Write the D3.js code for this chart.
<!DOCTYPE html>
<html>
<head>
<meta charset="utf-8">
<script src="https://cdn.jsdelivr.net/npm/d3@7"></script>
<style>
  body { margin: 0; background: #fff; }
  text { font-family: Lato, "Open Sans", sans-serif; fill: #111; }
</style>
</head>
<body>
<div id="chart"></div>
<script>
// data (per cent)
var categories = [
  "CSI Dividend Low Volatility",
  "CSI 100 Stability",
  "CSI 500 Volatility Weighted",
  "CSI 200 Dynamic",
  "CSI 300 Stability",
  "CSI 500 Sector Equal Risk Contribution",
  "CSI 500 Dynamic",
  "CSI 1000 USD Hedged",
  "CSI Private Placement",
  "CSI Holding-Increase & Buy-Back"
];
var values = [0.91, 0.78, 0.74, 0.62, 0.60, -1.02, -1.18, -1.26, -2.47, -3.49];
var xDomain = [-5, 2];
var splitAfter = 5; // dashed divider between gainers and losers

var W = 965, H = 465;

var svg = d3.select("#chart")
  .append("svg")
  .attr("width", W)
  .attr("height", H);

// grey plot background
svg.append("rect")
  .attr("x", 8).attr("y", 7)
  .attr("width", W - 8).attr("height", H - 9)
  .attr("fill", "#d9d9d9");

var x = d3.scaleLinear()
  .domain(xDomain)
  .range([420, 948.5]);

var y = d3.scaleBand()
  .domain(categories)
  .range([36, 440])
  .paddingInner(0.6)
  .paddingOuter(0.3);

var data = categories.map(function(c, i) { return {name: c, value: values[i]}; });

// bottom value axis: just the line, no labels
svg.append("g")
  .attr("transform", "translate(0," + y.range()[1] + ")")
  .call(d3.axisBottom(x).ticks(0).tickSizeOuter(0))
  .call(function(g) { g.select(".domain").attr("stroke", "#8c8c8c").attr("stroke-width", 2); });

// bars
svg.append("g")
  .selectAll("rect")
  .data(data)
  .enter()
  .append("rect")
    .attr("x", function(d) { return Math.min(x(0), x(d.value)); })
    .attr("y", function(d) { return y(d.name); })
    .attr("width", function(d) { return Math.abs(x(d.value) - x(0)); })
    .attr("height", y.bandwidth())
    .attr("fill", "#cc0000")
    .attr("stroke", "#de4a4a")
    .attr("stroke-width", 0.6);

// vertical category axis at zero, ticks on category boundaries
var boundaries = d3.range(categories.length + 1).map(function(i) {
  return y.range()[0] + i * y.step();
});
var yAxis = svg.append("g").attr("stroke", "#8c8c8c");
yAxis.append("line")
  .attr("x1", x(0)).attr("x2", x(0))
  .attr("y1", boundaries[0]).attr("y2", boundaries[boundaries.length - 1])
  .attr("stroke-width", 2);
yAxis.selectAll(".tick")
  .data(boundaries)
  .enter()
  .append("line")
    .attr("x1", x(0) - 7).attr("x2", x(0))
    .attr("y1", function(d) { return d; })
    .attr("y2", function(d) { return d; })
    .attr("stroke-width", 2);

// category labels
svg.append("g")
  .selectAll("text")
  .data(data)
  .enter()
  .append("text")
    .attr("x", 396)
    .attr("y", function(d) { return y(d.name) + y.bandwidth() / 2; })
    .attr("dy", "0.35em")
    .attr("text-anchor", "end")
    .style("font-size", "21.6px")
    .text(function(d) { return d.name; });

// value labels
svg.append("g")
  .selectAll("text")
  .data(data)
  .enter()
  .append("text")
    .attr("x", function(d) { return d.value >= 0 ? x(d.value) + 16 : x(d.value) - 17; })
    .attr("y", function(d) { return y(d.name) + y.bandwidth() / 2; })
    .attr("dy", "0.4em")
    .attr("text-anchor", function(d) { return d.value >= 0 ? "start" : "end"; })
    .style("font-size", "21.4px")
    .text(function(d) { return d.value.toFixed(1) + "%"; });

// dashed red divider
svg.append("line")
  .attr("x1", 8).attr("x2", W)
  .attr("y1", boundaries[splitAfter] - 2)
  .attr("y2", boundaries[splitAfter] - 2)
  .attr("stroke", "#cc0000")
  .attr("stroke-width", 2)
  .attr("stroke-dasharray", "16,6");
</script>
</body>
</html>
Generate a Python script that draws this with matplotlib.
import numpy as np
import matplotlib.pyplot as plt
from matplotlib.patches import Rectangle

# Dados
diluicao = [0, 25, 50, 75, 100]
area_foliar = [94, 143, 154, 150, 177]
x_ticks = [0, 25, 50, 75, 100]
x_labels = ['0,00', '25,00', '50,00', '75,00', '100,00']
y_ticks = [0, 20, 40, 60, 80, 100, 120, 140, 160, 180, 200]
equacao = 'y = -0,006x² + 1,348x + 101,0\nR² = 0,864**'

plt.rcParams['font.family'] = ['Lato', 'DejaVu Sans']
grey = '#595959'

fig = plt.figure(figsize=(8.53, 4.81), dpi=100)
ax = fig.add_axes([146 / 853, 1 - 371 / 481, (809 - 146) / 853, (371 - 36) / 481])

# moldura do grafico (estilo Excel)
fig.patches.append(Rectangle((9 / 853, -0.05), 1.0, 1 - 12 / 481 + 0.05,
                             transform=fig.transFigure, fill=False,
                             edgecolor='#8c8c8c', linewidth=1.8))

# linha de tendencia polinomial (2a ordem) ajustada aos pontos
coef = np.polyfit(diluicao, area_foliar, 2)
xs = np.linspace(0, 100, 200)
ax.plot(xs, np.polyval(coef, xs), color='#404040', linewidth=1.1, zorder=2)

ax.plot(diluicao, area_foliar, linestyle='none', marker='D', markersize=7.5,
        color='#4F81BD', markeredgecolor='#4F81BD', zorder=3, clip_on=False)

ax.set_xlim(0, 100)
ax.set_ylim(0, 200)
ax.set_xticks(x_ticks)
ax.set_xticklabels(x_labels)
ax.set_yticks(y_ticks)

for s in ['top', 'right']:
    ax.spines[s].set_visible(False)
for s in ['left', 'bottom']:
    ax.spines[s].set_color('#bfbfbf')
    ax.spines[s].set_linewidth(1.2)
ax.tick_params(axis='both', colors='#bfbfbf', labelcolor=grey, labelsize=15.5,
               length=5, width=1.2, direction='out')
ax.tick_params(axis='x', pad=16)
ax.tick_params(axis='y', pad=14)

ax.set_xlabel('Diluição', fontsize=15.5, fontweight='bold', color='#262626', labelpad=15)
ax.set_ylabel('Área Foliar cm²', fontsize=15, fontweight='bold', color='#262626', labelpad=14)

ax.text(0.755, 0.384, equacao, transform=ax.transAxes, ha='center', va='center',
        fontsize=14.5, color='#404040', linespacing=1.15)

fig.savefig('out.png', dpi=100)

◇ ◇ ◇ ◇ ◇ ◇ ◇

**Given instruction**
Quote the listing in full, please, keeping every line exact.

**Output below**
Write the D3.js code for this chart.
<!DOCTYPE html>
<html>
<head>
<meta charset="utf-8">
<script src="https://cdn.jsdelivr.net/npm/d3@7"></script>
<style>
  body { margin: 0; background: #fff; }
  text { font-family: Lato, "Open Sans", sans-serif; fill: #111; }
</style>
</head>
<body>
<div id="chart"></div>
<script>
// data (per cent)
var categories = [
  "CSI Dividend Low Volatility",
  "CSI 100 Stability",
  "CSI 500 Volatility Weighted",
  "CSI 200 Dynamic",
  "CSI 300 Stability",
  "CSI 500 Sector Equal Risk Contribution",
  "CSI 500 Dynamic",
  "CSI 1000 USD Hedged",
  "CSI Private Placement",
  "CSI Holding-Increase & Buy-Back"
];
var values = [0.91, 0.78, 0.74, 0.62, 0.60, -1.02, -1.18, -1.26, -2.47, -3.49];
var xDomain = [-5, 2];
var splitAfter = 5; // dashed divider between gainers and losers

var W = 965, H = 465;

var svg = d3.select("#chart")
  .append("svg")
  .attr("width", W)
  .attr("height", H);

// grey plot background
svg.append("rect")
  .attr("x", 8).attr("y", 7)
  .attr("width", W - 8).attr("height", H - 9)
  .attr("fill", "#d9d9d9");

var x = d3.scaleLinear()
  .domain(xDomain)
  .range([420, 948.5]);

var y = d3.scaleBand()
  .domain(categories)
  .range([36, 440])
  .paddingInner(0.6)
  .paddingOuter(0.3);

var data = categories.map(function(c, i) { return {name: c, value: values[i]}; });

// bottom value axis: just the line, no labels
svg.append("g")
  .attr("transform", "translate(0," + y.range()[1] + ")")
  .call(d3.axisBottom(x).ticks(0).tickSizeOuter(0))
  .call(function(g) { g.select(".domain").attr("stroke", "#8c8c8c").attr("stroke-width", 2); });

// bars
svg.append("g")
  .selectAll("rect")
  .data(data)
  .enter()
  .append("rect")
    .attr("x", function(d) { return Math.min(x(0), x(d.value)); })
    .attr("y", function(d) { return y(d.name); })
    .attr("width", function(d) { return Math.abs(x(d.value) - x(0)); })
    .attr("height", y.bandwidth())
    .attr("fill", "#cc0000")
    .attr("stroke", "#de4a4a")
    .attr("stroke-width", 0.6);

// vertical category axis at zero, ticks on category boundaries
var boundaries = d3.range(categories.length + 1).map(function(i) {
  return y.range()[0] + i * y.step();
});
var yAxis = svg.append("g").attr("stroke", "#8c8c8c");
yAxis.append("line")
  .attr("x1", x(0)).attr("x2", x(0))
  .attr("y1", boundaries[0]).attr("y2", boundaries[boundaries.length - 1])
  .attr("stroke-width", 2);
yAxis.selectAll(".tick")
  .data(boundaries)
  .enter()
  .append("line")
    .attr("x1", x(0) - 7).attr("x2", x(0))
    .attr("y1", function(d) { return d; })
    .attr("y2", function(d) { return d; })
    .attr("stroke-width", 2);

// category labels
svg.append("g")
  .selectAll("text")
  .data(data)
  .enter()
  .append("text")
    .attr("x", 396)
    .attr("y", function(d) { return y(d.name) + y.bandwidth() / 2; })
    .attr("dy", "0.35em")
    .attr("text-anchor", "end")
    .style("font-size", "21.6px")
    .text(function(d) { return d.name; });

// value labels
svg.append("g")
  .selectAll("text")
  .data(data)
  .enter()
  .append("text")
    .attr("x", function(d) { return d.value >= 0 ? x(d.value) + 16 : x(d.value) - 17; })
    .attr("y", function(d) { return y(d.name) + y.bandwidth() / 2; })
    .attr("dy", "0.4em")
    .attr("text-anchor", function(d) { return d.value >= 0 ? "start" : "end"; })
    .style("font-size", "21.4px")
    .text(function(d) { return d.value.toFixed(1) + "%"; });

// dashed red divider
svg.append("line")
  .attr("x1", 8).attr("x2", W)
  .attr("y1", boundaries[splitAfter] - 2)
  .attr("y2", boundaries[splitAfter] - 2)
  .attr("stroke", "#cc0000")
  .attr("stroke-width", 2)
  .attr("stroke-dasharray", "16,6");
</script>
</body>
</html>
Generate a Python script that draws this with matplotlib.
import numpy as np
import matplotlib.pyplot as plt
from matplotlib.patches import Rectangle

# Dados
diluicao = [0, 25, 50, 75, 100]
area_foliar = [94, 143, 154, 150, 177]
x_ticks = [0, 25, 50, 75, 100]
x_labels = ['0,00', '25,00', '50,00', '75,00', '100,00']
y_ticks = [0, 20, 40, 60, 80, 100, 120, 140, 160, 180, 200]
equacao = 'y = -0,006x² + 1,348x + 101,0\nR² = 0,864**'

plt.rcParams['font.family'] = ['Lato', 'DejaVu Sans']
grey = '#595959'

fig = plt.figure(figsize=(8.53, 4.81), dpi=100)
ax = fig.add_axes([146 / 853, 1 - 371 / 481, (809 - 146) / 853, (371 - 36) / 481])

# moldura do grafico (estilo Excel)
fig.patches.append(Rectangle((9 / 853, -0.05), 1.0, 1 - 12 / 481 + 0.05,
                             transform=fig.transFigure, fill=False,
                             edgecolor='#8c8c8c', linewidth=1.8))

# linha de tendencia polinomial (2a ordem) ajustada aos pontos
coef = np.polyfit(diluicao, area_foliar, 2)
xs = np.linspace(0, 100, 200)
ax.plot(xs, np.polyval(coef, xs), color='#404040', linewidth=1.1, zorder=2)

ax.plot(diluicao, area_foliar, linestyle='none', marker='D', markersize=7.5,
        color='#4F81BD', markeredgecolor='#4F81BD', zorder=3, clip_on=False)

ax.set_xlim(0, 100)
ax.set_ylim(0, 200)
ax.set_xticks(x_ticks)
ax.set_xticklabels(x_labels)
ax.set_yticks(y_ticks)

for s in ['top', 'right']:
    ax.spines[s].set_visible(False)
for s in ['left', 'bottom']:
    ax.spines[s].set_color('#bfbfbf')
    ax.spines[s].set_linewidth(1.2)
ax.tick_params(axis='both', colors='#bfbfbf', labelcolor=grey, labelsize=15.5,
               length=5, width=1.2, direction='out')
ax.tick_params(axis='x', pad=16)
ax.tick_params(axis='y', pad=14)

ax.set_xlabel('Diluição', fontsize=15.5, fontweight='bold', color='#262626', labelpad=15)
ax.set_ylabel('Área Foliar cm²', fontsize=15, fontweight='bold', color='#262626', labelpad=14)

ax.text(0.755, 0.384, equacao, transform=ax.transAxes, ha='center', va='center',
        fontsize=14.5, color='#404040', linespacing=1.15)

fig.savefig('out.png', dpi=100)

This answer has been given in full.